Of course I tried to stop him (with much more than warnings), but I could not get there in time. None of my warnings, and none of his awareness, could have enlightened him to the degree of experiential knowing. How did this lead to pleasure? Beyond the immediate Daddy cuddling and the tasty cookies behind the hot door, my son was affected to the core of his innermost being. He has touched the fire and NOW truly knows exactly where he stands in comparison to it. The old self has died, and a new self has developed through a most uncomfortable experience of enlightenment. He became one with the essence of fire. One with the essence of suffering and pain.
Currently he uses heat as a tool for his personal pleasure.
@ru2bz46
It was still suffering (not the mistakes) that allowed you to “grow”. Yes, it was not your suffering, but it was suffering nonetheless. If the mistakes had not held consequences, and those consequences had not been suffered through, then you would not have learned anything from them. Alas, though you learned from another, you do not share the enlightenment of that other. You can learn from their enlightenment, but you only learn. They are enlightened.
@YARNLADY
Observing nature is always encouraged. We both know the knowledge that can produce. But two different observers will author two different sets of data about those observations. There is no unified enlightenment until we both are in the air experiencing flight together, or both heading towards the fatal crash together.
Our suffering through the crash together has unified us with the painful essence of flight.

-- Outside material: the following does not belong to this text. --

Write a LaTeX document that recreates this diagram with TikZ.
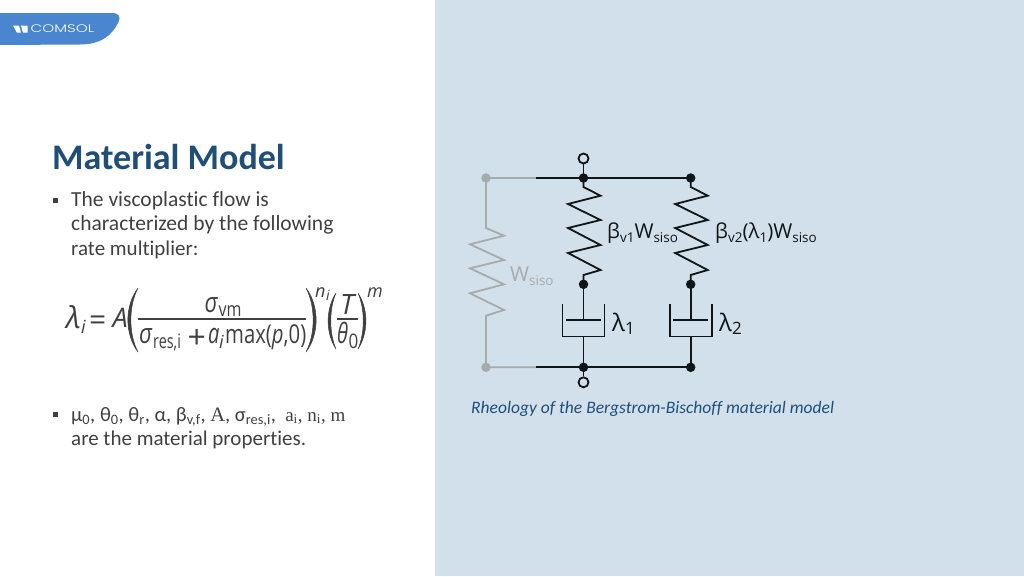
\documentclass[tikz,border=0pt]{standalone}
\usepackage{amsmath}
\usepackage{fontspec}
\setmainfont[Ligatures=NoCommon]{Carlito}
\newfontfamily\labelfont{Open Sans}
\newfontfamily\logofont{Poppins Light}
\newfontfamily\serifpart{Liberation Serif}
\usetikzlibrary{calc}
\definecolor{panelblue}{HTML}{D2E0EB}
\definecolor{logoblue}{HTML}{4A86CF}
\definecolor{titleblue}{HTML}{1F4E79}
\definecolor{bodygray}{HTML}{404040}
\definecolor{wiregray}{HTML}{A6ABAE}
\definecolor{wireblack}{HTML}{101518}
\newcommand{\fsize}[1]{\fontsize{#1}{#1}\selectfont}
\newcommand{\lowtext}[1]{\raisebox{-0.22em}{\fsize{13.5}#1}}
\tikzset{
  bodytext/.style={anchor=base west,inner sep=0pt,text=bodygray,font=\fsize{21.5}},
  bulletmark/.style={fill=bodygray,draw=none,minimum size=5pt,inner sep=0pt},
  eqtext/.style={anchor=base west,inner sep=0pt,text=bodygray,font=\fsize{28}\labelfont\itshape},
  eqsmall/.style={anchor=base west,inner sep=0pt,text=bodygray,font=\fsize{18}\labelfont\itshape},
  eqsub/.style={anchor=base west,inner sep=0pt,text=bodygray,font=\fsize{20}\labelfont},
  circuitlabel/.style={anchor=base west,inner sep=0pt,text=wireblack,font=\fsize{21}\labelfont},
  junction/.style={circle,fill=#1,draw=none,minimum size=9.5pt,inner sep=0pt},
  terminal/.style={circle,draw=wireblack,fill=panelblue,line width=1.8pt,minimum size=10pt,inner sep=0pt},
  eqparen/.style={fill=bodygray,draw=bodygray,line width=.5pt},
  wire/.style={line width=1.8pt,wireblack},
  branch/.pic={code={%
      % spring
      \coordinate (-top) at (0,0);
      \coordinate (-mid) at (0,106.3);
      \coordinate (-rod) at (0,142);
      \coordinate (-cyl) at (0,158.5);
      \coordinate (-bot) at (0,189.3);
      \draw [wire] (-top) -- (0,9) -- (17,17.7) -- (-15.5,26) -- (17,42) -- (-15.5,50)
        -- (17,67) -- (-15.5,75) -- (17,92) -- (0,97) -- (-mid);
      \node [junction=wireblack] (-dot) at (-mid) {};
      % dashpot
      \draw [wire] (-mid) -- (-rod);
      \draw [wire] (-17.5,142) -- (17.5,142);
      \draw [wire] (-21,126) -- (-21,158.5) -- (21,158.5) -- (21,126);
      \draw [wire] (-cyl) -- (-bot);
  }}
}
\begin{document}
\begin{tikzpicture}[x=1pt,y=-1pt,line join=miter]
    \useasboundingbox (0,0) rectangle (1024,576);

    % background and logo
    \fill [panelblue] (435,0) rectangle (1024,576);
    \fill [logoblue] (0,13) -- (112,13) .. controls (119,13) and (121,17) .. (118.5,22)
      .. controls (112,36) and (100,44.5) .. (80,44.5) -- (0,45) -- cycle;
    \fill [white] (13,25.5) -- (19,25.5) -- (21,32.7) -- (17,32.7) -- cycle;
    \fill [white] (21,25.5) -- (27.5,25.5) -- (27.5,32.7) -- (23,32.7) -- cycle;
    \node [anchor=base west,inner sep=0pt,text=white,font=\fsize{11}\logofont] (logo) at (30.5,32.7) {\scalebox{1.38}[1]{COMSOL}};

    % left column
    \node [anchor=base west,inner sep=0pt,text=titleblue,font=\fsize{36}\bfseries] (title) at (52,169) {Material Model};
    \node [bulletmark] (bulleta) at (55.5,200) {};
    \node [bodytext] (linea) at (71,206) {The viscoplastic flow is};
    \node [bodytext] (lineb) at (71,230) {characterized by the following};
    \node [bodytext,font=\fsize{21}] (linec) at (71,255) {rate multiplier:};
    \node [bulletmark] (bulletb) at (55.5,414.5) {};
    \node [bodytext,font=\fsize{20.5}] (lined) at (71,421) {μ\textsubscript{0}, θ\textsubscript{0}, θ\textsubscript{r}, α, β\textsubscript{v,f}, {\serifpart A}, σ\textsubscript{res,i}, {\serifpart\fsize{19} a\textsubscript{i}, n\textsubscript{i}, m}};
    \node [bodytext,font=\fsize{21}] (linee) at (71,445) {are the material properties.};

    % rate multiplier
    \node [eqtext,font=\fsize{30}\labelfont\itshape] (lam) at (66,328) {λ};
    \node [eqsmall] (lamsub) at (81,333) {i};
    \node [eqtext,font=\fsize{30}\labelfont] (equal) at (89,330) {=};
    \node [eqtext,font=\fsize{27}\labelfont\itshape] (coefa) at (112.5,327) {A};
    \draw [eqparen] (138,288) .. controls (124.5,306) and (124.5,334) .. (138,352)
      .. controls (128.5,334) and (128.5,306) .. (138,288);
    \draw [eqparen] (306,288) .. controls (319.5,306) and (319.5,334) .. (306,352)
      .. controls (315.5,334) and (315.5,306) .. (306,288);
    \node [eqtext] (signum) at (204.5,312) {\scalebox{.8}[1]{σ}};
    \node [eqsub] (signumsub) at (218.5,316) {\scalebox{.8}[1]{vm}};
    \draw [draw=bodygray,line width=1.5pt] (138,319) -- (306,319);
    \node [eqtext] (sigres) at (139,343) {\scalebox{.8}[1]{σ}};
    \node [eqsub] (sigressub) at (153,348) {\scalebox{.72}[1]{res,i}};
    \node [eqtext,font=\fsize{32}\labelfont] (plus) at (187.5,348) {+};
    \node [eqtext] (coefb) at (208,343) {\scalebox{.72}[1]{a}};
    \node [eqsmall] (coefbsub) at (219,348) {i};
    \node [eqtext,font=\fsize{26}\labelfont] (maxfun) at (225,343) {\scalebox{.78}[1]{max(\textit{p},0)}};
    \node [eqsmall] (expn) at (315,297) {n};
    \node [eqsmall,font=\fsize{14}\labelfont\itshape] (expnsub) at (326,300) {i};
    \draw [eqparen] (336,293) .. controls (325.5,309) and (325.5,333) .. (336,349)
      .. controls (329,333) and (329,309) .. (336,293);
    \draw [eqparen] (358,293) .. controls (368.5,309) and (368.5,333) .. (358,349)
      .. controls (365,333) and (365,309) .. (358,293);
    \node [eqtext] (temp) at (340,314) {T};
    \draw [draw=bodygray,line width=1.5pt] (337,319) -- (358,319);
    \node [eqtext] (theta) at (337,343) {\scalebox{.72}[1]{θ}};
    \node [eqsub] (thetasub) at (348.5,348) {\scalebox{.85}[1]{0}};
    \node [eqsmall] (expm) at (367,297) {m};

    % circuit
    \coordinate (grayTL) at (486,178);
    \coordinate (grayBL) at (486,367.3);
    \coordinate (blackT) at (536,178);
    \coordinate (blackB) at (536,367.3);
    \path (583.5,178) pic (left) {branch};
    \path (690.7,178) pic (right) {branch};

    \draw [line width=1.8pt,wiregray] (blackT) -- (grayTL) -- (486,228) -- (504,235.7) -- (470,244.3)
      -- (504,260) -- (470,268.3) -- (504,284.3) -- (470,293.3) -- (504,310) -- (486,315.7)
      -- (grayBL) -- (blackB);
    \node [junction=wiregray] (dotTL) at (grayTL) {};
    \node [junction=wiregray] (dotBL) at (grayBL) {};

    \draw [wire] (blackT) -- (left-top) -- (right-top);
    \draw [wire] (blackB) -- (left-bot) -- (right-bot);
    \node [terminal] (termT) at (583.5,158.5) {};
    \node [terminal] (termB) at (583.5,382.3) {};
    \draw [wire] (termT) -- (left-top);
    \draw [wire] (left-bot) -- (termB);
    \node [junction=wireblack] (dotA) at (left-top) {};
    \node [junction=wireblack] (dotB) at (right-top) {};
    \node [junction=wireblack] (dotC) at (left-bot) {};
    \node [junction=wireblack] (dotD) at (right-bot) {};

    % labels
    \node [circuitlabel,font=\fsize{20.5}\labelfont] (lblb) at (607,238) {β\lowtext{v1}W\lowtext{siso}};
    \node [circuitlabel,font=\fsize{20.5}\labelfont] (lblc) at (715,238) {β\lowtext{v2}(λ\lowtext{1})W\lowtext{siso}};
    \node [circuitlabel,font=\fsize{20.5}\labelfont,text=wiregray] (lbla) at (510,281) {W\lowtext{siso}};
    \node [circuitlabel,font=\fsize{24}\labelfont] (lbld) at (612,331) {λ\raisebox{-0.15em}{\fsize{17}1}};
    \node [circuitlabel,font=\fsize{24}\labelfont] (lble) at (719,331) {λ\raisebox{-0.15em}{\fsize{17}2}};
    \node [anchor=base west,inner sep=0pt,text=titleblue,font=\fsize{17.5}\itshape] (caption) at (471,413) {Rheology of the Bergstrom-Bischoff material model};
\end{tikzpicture}
\end{document}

Those who observe the aftermath can empathize with us, and use it as a catalyst to endure their own suffering through what went wrong, and suffering through the processes of making sure it does not happen again.
@lazydaisy
We have learned about “plenty of things”, but that is not the same as “knowing” the thing. We cannot know a thing until we have personally experienced that very thing itself. Upon that experience, we always relate and compare it to something else, starting with ourselves. That thing would not even exist to us unless we had a framework of existence to place it within. This dimension is limited to certain mechanistic processes.